Output details
36 - Communication, Cultural and Media Studies, Library and Information Management
University of the West of Scotland
Substratum
Substratum is an audiovisual artwork by artist Alison Clifford and composer Graeme Truslove that explores the interstitial space between sound and image through collaboration. The collaboration is based around a series of photographic light paintings captured at night, investigating their interstitial nature through processes of reinterpretation and remediation in new digital contexts. The series proposes new ways of visualising and understanding notions of the interstitial articulated through new audiovisual responses.
Substratum is a time-based reinterpretation of the source photograph . It extends and combines creative strategies previously realized in the fields of generative art, visual music and microsound composition with regard to the creation and manipulation of form, resulting in new possibilities in audiovisual art. Clifford analysed and interpreted photographic light-forms based on their composition as individual lines of light-grains.
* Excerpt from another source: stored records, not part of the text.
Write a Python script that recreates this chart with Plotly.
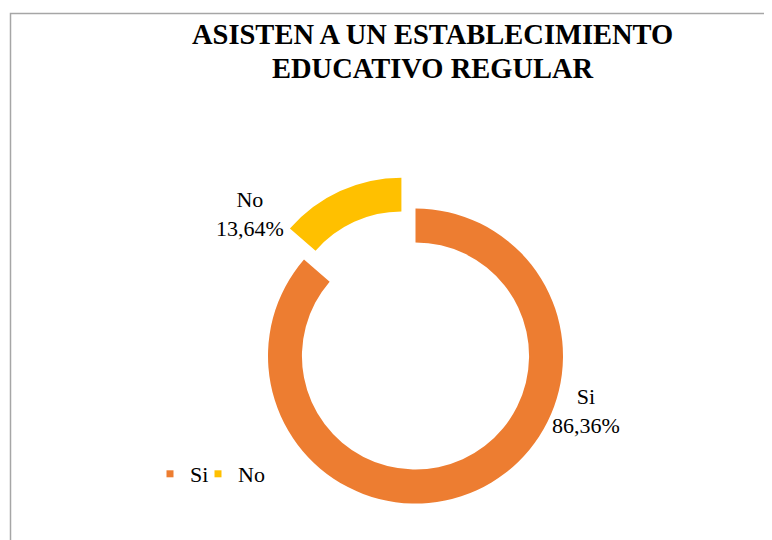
import plotly.graph_objects as go

categories = ["Si", "No"]
values = [86.36, 13.64]
value_labels = ["86,36%", "13,64%"]
colors = ["#ED7D31", "#FFC000"]
pulls = [0, 0.23]
title_lines = ["ASISTEN A UN ESTABLECIMIENTO", "EDUCATIVO REGULAR"]

W, H = 772, 540
OFF = 8  # page body margin offset
FONT = "Liberation Serif, Times New Roman, serif"


def px_x(x):
    return (x - OFF) / W


def px_y(y):
    return 1 - (y - OFF) / H


fig = go.Figure()
fig.add_trace(go.Pie(
    labels=categories,
    values=values,
    marker=dict(colors=colors, line=dict(width=0)),
    hole=0.77,
    pull=pulls,
    sort=False,
    direction="clockwise",
    rotation=0,
    textinfo="none",
    hoverinfo="label+percent",
    showlegend=False,
    domain=dict(x=[0.2928, 0.7629], y=[0.01957, 0.69151]),
))

# legend entries (small square swatches)
legend_names = ["legend", "legend2"]
for cat, col, lg in zip(categories, colors, legend_names):
    fig.add_trace(go.Scatter(
        x=[None], y=[None], mode="markers", name=cat, legend=lg,
        marker=dict(symbol="square", size=7, color=col),
        hoverinfo="skip",
    ))

annotations = []
for line, ty in zip(title_lines, [34, 68]):
    annotations.append(dict(
        text=f"<b>{line}</b>", x=px_x(433), y=px_y(ty),
        xref="paper", yref="paper", xanchor="center", yanchor="middle",
        showarrow=False, font=dict(family=FONT, size=28.5, color="black")))

label_pos = {"Si": (586, 411), "No": (250, 214)}
for cat, vl in zip(categories, value_labels):
    lx, ly = label_pos[cat]
    annotations.append(dict(
        text=f"{cat}<br>{vl}", x=px_x(lx), y=px_y(ly),
        xref="paper", yref="paper", xanchor="center", yanchor="middle",
        showarrow=False, font=dict(family=FONT, size=22, color="black")))

legend_common = dict(
    orientation="h", xanchor="left", yanchor="middle", y=px_y(474),
    font=dict(family=FONT, size=22, color="black"),
    bgcolor="rgba(0,0,0,0)", itemwidth=30,
)

fig.update_layout(
    width=W, height=H,
    margin=dict(l=0, r=0, t=0, b=0),
    paper_bgcolor="white", plot_bgcolor="white",
    font=dict(family=FONT),
    xaxis=dict(visible=False), yaxis=dict(visible=False),
    annotations=annotations,
    legend=dict(x=px_x(150), **legend_common),
    legend2=dict(x=px_x(198), **legend_common),
    shapes=[dict(type="rect", xref="paper", yref="paper",
                 x0=px_x(10.5), x1=1.05, y0=-0.05, y1=px_y(13.5),
                 line=dict(color="#A6A6A6", width=1.5),
                 fillcolor="rgba(0,0,0,0)", layer="below")],
)

fig.write_html("out.html")
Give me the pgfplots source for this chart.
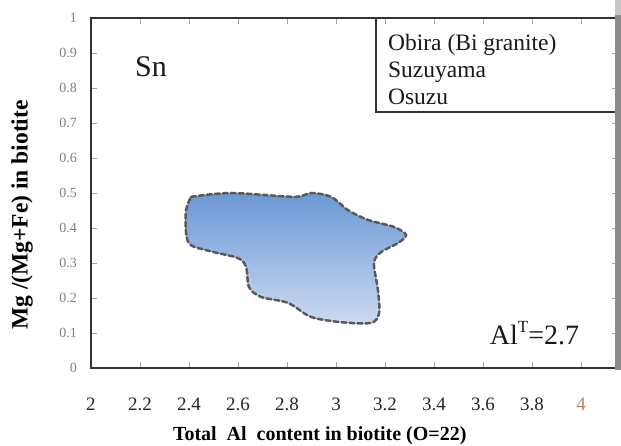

She then translated this into computer algorithms generating subtly varying moving-image sequences with each new execution. Montage techniques common to filmmaking were subsequently employed to combine and remix sequences in response to the audio.
Similar methods were used to construct the audio: sonic grains were extracted from samples of acoustic instruments that were decomposed into their lowest units, demonstrating variation in motifs and phrases of improvised performance (i.e. the performer’s own sound or individual approach), these fragments were combined with granular processes to create the final composition.
Substratum investigates how human interpretation informing a creative work might be translated and extended by the computer, considering unpredictability and variation in form through programmed approaches. The role of the computer as a collaborative partner is therefore explored.
Substratum has been exhibited worldwide, including the International Electronic Language Festival, Sao Paulo, attracting over 800,000 visits, and the International Conference on Generative Art, Milan.